Buscando tesoros como si no pasara nada

En este tránsito que es la vida no solemos detenernos para casi nada, más bien son las circunstancias que nos rodean las que nos obligan a parar

Un niño jugando en la arena.
Un niño jugando en la arena.

Es cierto eso que dicen que quienes nos dedicamos un poco a esto de escribir podemos inspirarnos o sacar ideas de cualquier cosa o circunstancia que se nos presente. Esta semana ha sucedido un poco así, concretamente al observar la fotografía por redes de la hija pequeña de una amiga y el comentario que escribió su madre; la pequeña, que puede contar con unos seis años, aparece fotografiada por su madre de espaldas y agachada en la orilla del mar: “En su mundo, buscando tesoros”. Es el comentario con el que se acompaña la foto y que me hizo reflexionar lo que a esa edad tiene valor y que solo algunos en la adultez son capaces de seguir valorando.

¿Por qué cuando somos pequeños buscamos tesoros en el mar? Quien dice en el mar dice en el campo, en el patio del recreo, en los jardines de plaza donde jugabas, en la cesta de la ropa sucia, en el cajón de los calcetines, en el armario de la abuela que olía a naftalina, en cualquier sitio hasta donde pueda alcanzar nuestra imaginación y donde solo el hecho de esperar a encontrar algo, era motivo para el mayor de los entusiasmos. Y como en muchas ocasiones afirmo este mundo iría mejor si de vez en cuando nuestra mirada se transformara en la de esos niños que fuimos y que buscábamos tesoros. 

¿Qué sería para ti en este momento un gran tesoro? Seguramente encontrarte un sobre con dinero entre las sábanas del ropero y no una rosa tallada en una pastilla de jabón que liaste en “papel para envolver zapatos” (papel sulfito, según lo llaman los expertos del sector), para que quien fuera que lo puso ahí, le sea más difícil de reconocer en caso de volver a encontrarlo ¡Qué cosas eh! ¡Incluso el papel para envolver zapatos era un tesoro que servía para ocultar más tesoros!
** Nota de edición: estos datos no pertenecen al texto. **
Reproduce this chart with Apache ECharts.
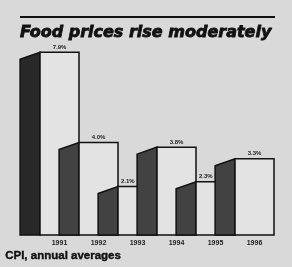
<!DOCTYPE html>
<html>
<head>
<meta charset="utf-8">
<script src="https://cdn.jsdelivr.net/npm/echarts@6/dist/echarts.min.js"></script>
<style>
  html, body { margin: 0; padding: 0; background: #d9d9d9; }
  #chart { width: 292px; height: 267px; }
</style>
</head>
<body>
<div id="chart"></div>
<script>
const years = ['1991', '1992', '1993', '1994', '1995', '1996']
const cpi = [7.9, 4.0, 2.1, 3.8, 2.3, 3.3]
const valueLabels = ['7.9%', '4.0%', '2.1%', '3.8%', '2.3%', '3.3%']

const chart = echarts.init(document.getElementById('chart'), null, { renderer: 'canvas' })

// 3D-ish bar: dark slanted side on the left, pale front face
const renderBar = (params, api) => {
  const i = params.dataIndex
  const val = api.value(1)
  const top = api.coord([i, val])
  const base = api.coord([i, 0])
  const bw = api.size([1, 0])[0]
  const left = top[0] - bw / 2
  const sideW = bw * 0.51
  const slant = 7

  // label sits over the part of the face not hidden by the next bar
  const next = cpi[i + 1]
  const lx = next !== undefined && next > val ? left + bw * 0.25 : top[0]

  return {
    type: 'group',
    children: [
      {
        type: 'polygon',
        shape: { points: [[left - sideW, top[1] + slant], [left, top[1]], [left, base[1]], [left - sideW, base[1]]] },
        style: { fill: i === 0 ? '#282828' : '#424242', stroke: '#111', lineWidth: 1.5 }
      },
      {
        type: 'rect',
        shape: { x: left, y: top[1], width: bw, height: base[1] - top[1] },
        style: { fill: '#e3e3e3', stroke: '#111', lineWidth: 1.5 }
      },
      {
        type: 'text',
        x: lx,
        y: top[1] - 5,
        style: {
          text: valueLabels[i],
          fill: '#222',
          font: 'bold 6px "Liberation Sans"',
          align: 'center',
          verticalAlign: 'middle'
        }
      }
    ]
  }
}

chart.setOption({
  backgroundColor: '#d9d9d9',
  animation: false,
  title: {
    text: 'Food prices rise moderately',
    left: 15,
    top: 20,
    textStyle: {
      fontFamily: 'DejaVu Sans',
      fontSize: 16,
      fontWeight: 'bold',
      fontStyle: 'italic',
      color: '#111',
      textBorderColor: '#111',
      textBorderWidth: 0.8
    }
  },
  grid: { left: 40, right: 18, top: 50, bottom: 32 },
  xAxis: {
    type: 'category',
    data: years,
    axisLine: { show: false },
    axisTick: { show: false },
    axisLabel: {
      margin: 5,
      fontSize: 7,
      fontWeight: 'bold',
      fontFamily: 'Liberation Sans',
      color: '#222'
    }
  },
  yAxis: {
    type: 'value',
    min: 0,
    max: 8,
    show: false,
    splitLine: { show: false }
  },
  series: [{
    type: 'custom',
    renderItem: renderBar,
    data: cpi.map((v, i) => [i, v])
  }],
  graphic: [
    {
      type: 'line',
      shape: { x1: 20, y1: 17, x2: 275, y2: 17 },
      style: { stroke: '#111', lineWidth: 2 }
    },
    {
      type: 'text',
      left: 5,
      top: 250,
      style: {
        text: 'CPI, annual averages',
        font: 'bold 11.5px "Liberation Sans"',
        fill: '#111',
        stroke: '#111',
        lineWidth: 0.4
      }
    }
  ]
})

window.addEventListener('resize', () => chart.resize())
</script>
</body>
</html>
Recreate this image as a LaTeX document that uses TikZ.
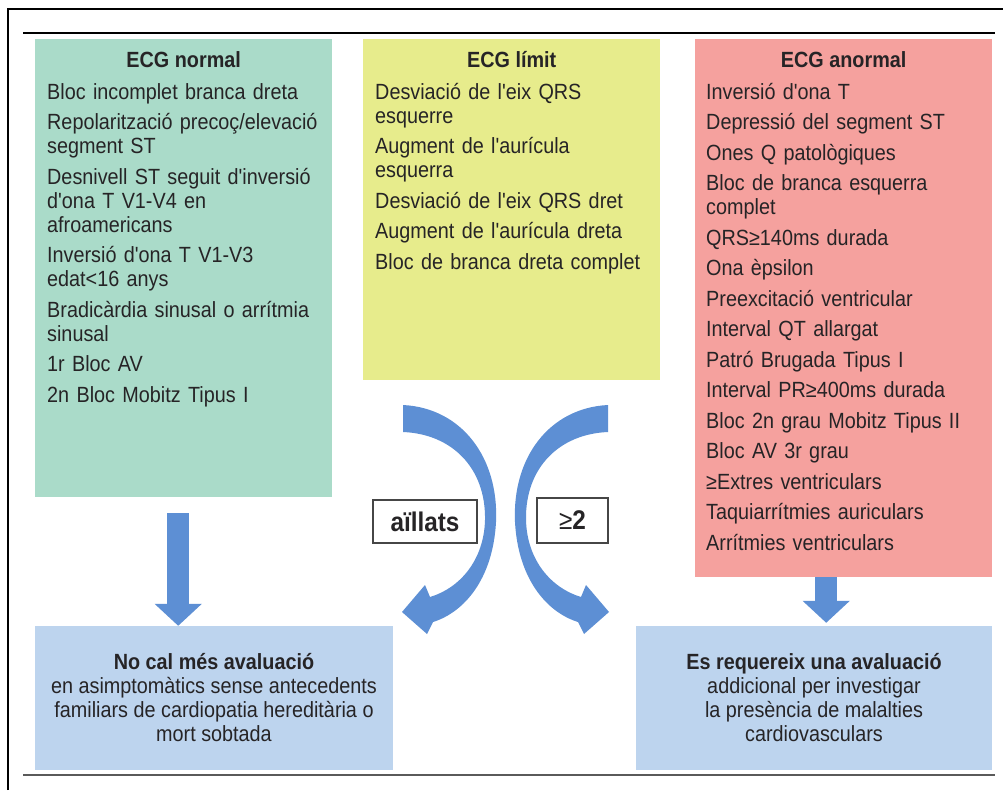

Y es curioso cómo hay cosas que, por muchos inventos para distraernos, adelantos tecnológicos y aunque como se suele decir “ya está todo inventado”, no pueden rivalizar con la imaginación de un niño, ni encajan en ese mundo en que ellos viven y que todos añoramos cuando llegamos a la adultez. Por suerte hay cosas que no varían del comportamiento humano y los pequeños siguen en las orillas de la playa buscando tesoros que la ceguera de la que disponemos los adultos, nos impiden ver.

Me ha resultado muy entrañable y casi me ha dado envidia al ver a la hija de una de mis amigas de la infancia en esa imagen, y en la etapa maravillosa en la que queríamos ser cazadores de tesoros, grandes detectives y guardábamos pequeños-grandes secretos que jurábamos callar para siempre. 

En este tránsito, que es la vida, no solemos detenernos para casi nada, más bien suelen ser las circunstancias que nos rodean, sucesos inesperados y las acciones y consecuencia de como actuamos o actúan el resto, las que nos obligan a parar. El ser humano cree sin dudarlo, además ser superior a todos y a todos. Ni siquiera nos detiene la inmensidad del mar, o el vertiginoso cielo, y pensamos que nos podemos adueñar de ellos o que nos pertenecen por poder surcarlos sin hundirnos o poder volar sin necesidad de tener alas. La inocencia que pocos hoy en día mantienen no ha de ser tomada como un defecto, como una señal de inmadurez o menos inteligencia, aunque muchos sin pertenecerle la tomen egoístamente para su propio beneficio.      

Tener miedo a hundirse, a alcanzar el cielo, al fuego, al frío y al hambre son instintos naturales que algunos seres humanos siguen desarrollando y que en mi opinión son la única esperanza para enmendar a este mundo caótico y sin sentido. Volver a inculcar a los niños valores y dejarles que nos contagien de su inocencia, hacerles entender que es lo importante. Dar valor en la sociedad a los sabios o ancianos debe ser primordial para todos. Y sobre todo como dijo la poeta argentina Alejandra Pizarnik “Mira con inocencia, como si no pasara nada, lo cual es cierto”.